Determined to undo negative male stereotypes, a group of Latino men helped orchestrate a workshop last weekend designed to teach women the value of preventive care.
Hermanos Unidos, a UCSB Latino male organization, teamed up with the Santa Barbara Breast Resource Center last Friday in the Isla Vista Teen Center to present an informative seminar about breast cancer. The presentation, led by Mary Arevelo from the Santa Barbara Neighborhood Clinic and Judy Blanco from the Breast Resource Center, featured a video and an oral presentation and offered educational literature concerning breast-cancer prevention.
Hermanos Unidos sponsored the seminar to stress the importance of breast-cancer awareness for both females and males, according to Jorge Cabrera, community chair of the organization.
“The main objective in here tonight is to overcome gender lines and overcome stereotypes Latino men face.

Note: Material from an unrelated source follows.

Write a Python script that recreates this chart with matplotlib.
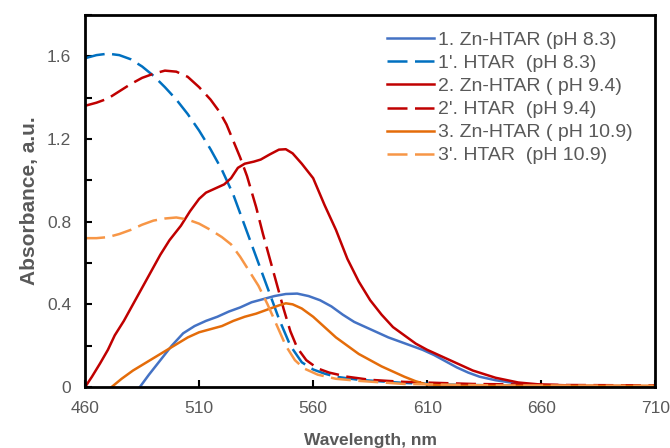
import matplotlib.pyplot as plt
from matplotlib.ticker import MultipleLocator

plt.rcParams['font.family'] = ['Liberation Sans', 'DejaVu Sans']

# 1. Zn-HTAR (pH 8.3)
wl_1 = [484, 488, 493, 498, 503, 508, 513, 518, 523, 528, 533, 538, 543, 548, 553, 558, 563, 568, 573, 578,
        583, 588, 593, 598, 603, 608, 613, 618, 623, 628, 633, 640, 648, 660, 680, 710]
ab_1 = [0, 0.06, 0.13, 0.2, 0.26, 0.295, 0.32, 0.34, 0.365, 0.385, 0.41, 0.425, 0.44, 0.45, 0.452, 0.44, 0.42, 0.39, 0.35, 0.315,
        0.29, 0.265, 0.24, 0.22, 0.2, 0.18, 0.155, 0.125, 0.095, 0.07, 0.05, 0.033, 0.02, 0.007, 0.003, 0.002]
# 1'. HTAR (pH 8.3)
wl_1p = [460, 465, 470, 475, 480, 485, 490, 495, 500, 505, 510, 515, 520, 525, 530, 535, 540, 545, 550, 555,
         560, 565, 570, 580, 600, 620, 660, 710]
ab_1p = [1.59, 1.605, 1.612, 1.605, 1.585, 1.55, 1.505, 1.45, 1.39, 1.32, 1.24, 1.15, 1.05, 0.93, 0.78, 0.63, 0.48, 0.33, 0.2, 0.12,
         0.085, 0.065, 0.05, 0.035, 0.02, 0.012, 0.004, 0.002]
# 2. Zn-HTAR (pH 9.4)
wl_2 = [460, 463, 466.6, 470, 473, 477, 480, 484, 488, 493, 497, 502, 506, 510, 513, 517, 521, 524, 527, 530,
        534, 537, 541, 545, 548, 551, 555, 560, 565, 570, 575, 580, 585, 590, 595, 600, 605, 610, 620, 630,
        640, 650, 660, 680, 710]
ab_2 = [0, 0.05, 0.115, 0.18, 0.25, 0.32, 0.38, 0.46, 0.54, 0.64, 0.71, 0.78, 0.85, 0.91, 0.94, 0.96, 0.98, 1.01, 1.06, 1.08,
        1.09, 1.1, 1.125, 1.148, 1.15, 1.13, 1.08, 1.01, 0.88, 0.76, 0.62, 0.51, 0.42, 0.35, 0.29, 0.25, 0.21, 0.18, 0.13, 0.08,
        0.045, 0.022, 0.012, 0.006, 0.004]
# 2'. HTAR (pH 9.4)
wl_2p = [460, 465, 470, 475, 480, 485, 490, 495, 500, 505, 510, 515, 519, 522, 525, 528, 531, 535, 538, 541,
         544, 547, 550, 553, 557, 562, 567, 575, 585, 600, 630, 670, 710]
ab_2p = [1.36, 1.375, 1.395, 1.43, 1.465, 1.495, 1.515, 1.53, 1.525, 1.5, 1.45, 1.39, 1.33, 1.27, 1.19, 1.11, 1.02, 0.87, 0.74, 0.62,
         0.5, 0.38, 0.27, 0.19, 0.13, 0.09, 0.07, 0.05, 0.035, 0.025, 0.015, 0.01, 0.008]
# 3. Zn-HTAR (pH 10.9)
wl_3 = [471.6, 476, 481, 487, 493, 499, 505, 510, 515, 520, 525, 530, 535, 540, 545, 548, 551, 555, 560, 565,
        570, 575, 580, 585, 590, 595, 600, 605, 610, 620, 710]
ab_3 = [0, 0.04, 0.08, 0.12, 0.16, 0.2, 0.24, 0.265, 0.28, 0.295, 0.32, 0.34, 0.355, 0.375, 0.395, 0.405, 0.4, 0.38, 0.34, 0.29,
        0.24, 0.2, 0.16, 0.13, 0.1, 0.075, 0.05, 0.028, 0.012, 0.006, 0.005]
# 3'. HTAR (pH 10.9)
wl_3p = [460, 465, 470, 475, 480, 485, 490, 495, 500, 505, 510, 515, 520, 524, 528, 532, 536, 540, 544, 548,
         552, 556, 562, 570, 580, 600, 640, 710]
ab_3p = [0.72, 0.72, 0.725, 0.74, 0.76, 0.785, 0.805, 0.815, 0.82, 0.81, 0.79, 0.76, 0.725, 0.69, 0.63, 0.56, 0.49, 0.4, 0.3, 0.2,
         0.13, 0.09, 0.06, 0.04, 0.03, 0.015, 0.008, 0.006]

x_ticks = [460, 510, 560, 610, 660, 710]
y_ticks = [0, 0.4, 0.8, 1.2, 1.6]
y_labels = ['0', '0.4', '0.8', '1.2', '1.6']

fig = plt.figure(figsize=(6.7, 4.48), dpi=100)
ax = fig.add_axes([0.127, 0.136, 0.851, 0.831])

dash = (8, 3)
ax.plot(wl_1, ab_1, color='#4472C4', lw=1.8, label='1. Zn-HTAR (pH 8.3)')
ax.plot(wl_1p, ab_1p, color='#0070C0', lw=1.8, dashes=dash, label="1'. HTAR  (pH 8.3)")
ax.plot(wl_2, ab_2, color='#C00000', lw=1.8, label='2. Zn-HTAR ( pH 9.4)')
ax.plot(wl_2p, ab_2p, color='#C00000', lw=1.8, dashes=dash, label="2'. HTAR  (pH 9.4)")
ax.plot(wl_3, ab_3, color='#E46C0A', lw=1.8, label='3. Zn-HTAR ( pH 10.9)')
ax.plot(wl_3p, ab_3p, color='#F79646', lw=1.8, dashes=dash, label="3'. HTAR  (pH 10.9)")

ax.set_xlim(460, 710)
ax.set_ylim(0, 1.8)
ax.set_xticks(x_ticks)
ax.set_yticks(y_ticks)
ax.set_yticklabels(y_labels)
ax.yaxis.set_minor_locator(MultipleLocator(0.2))
ax.tick_params(direction='in', length=5, width=1.5, colors='black', labelcolor='#595959', labelsize=12.5, pad=10)
ax.tick_params(which='minor', direction='in', length=5, width=1.5)
for s in ax.spines.values():
    s.set_linewidth(2)

ax.set_xlabel('Wavelength, nm', fontsize=12.5, fontweight='bold', color='#595959', labelpad=12)
ax.set_ylabel('Absorbance, a.u.', fontsize=15, fontweight='bold', color='#595959', labelpad=6)

leg = ax.legend(loc='upper left', frameon=False, fontsize=14, handlelength=2.4, handletextpad=0.2,
                labelspacing=0.28, borderaxespad=0, borderpad=0, bbox_to_anchor=(0.53, 0.955))
for t in leg.get_texts():
    t.set_color('#595959')

fig.savefig('out.png', dpi=100)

There are a lot of stereotypes and generalizations [claiming] that we are not concerned with women’s issues, that we are insensitive,” he said. “As males in the 21st century, we have to think differently than the way we have been socialized to think.”
The audience that Arevelo and Blanco spoke to wore necklaces consisting of beads of increasing sizes, which were meant to represent the direct relationship between the size of cancerous breast lumps found on a woman’s body and the number of times she undergoes a breast examination.
Arevelo said young women should perform self-examinations because it helps them become more familiar with the natural form of their breasts.
“You need to get to know your breasts. Just because it’s lumpy doesn’t mean you have cancer,” she said. “You need to be able to notice differences in your breasts as you get older, so you should start to get to know your breasts now.”
Sophomore business economics major Maria Mojica said she was grateful to the Hermanos Unidos for tackling an issue that is generally overlooked by men.
“Personally, I learned so much. It expanded my knowledge about breast cancer and about my own breasts,” she said. “I think it is commendable that these guys are serious about this and they really care.”
Arevelo said she admired the predominately male crowd for overcoming gender lines that separate health issues.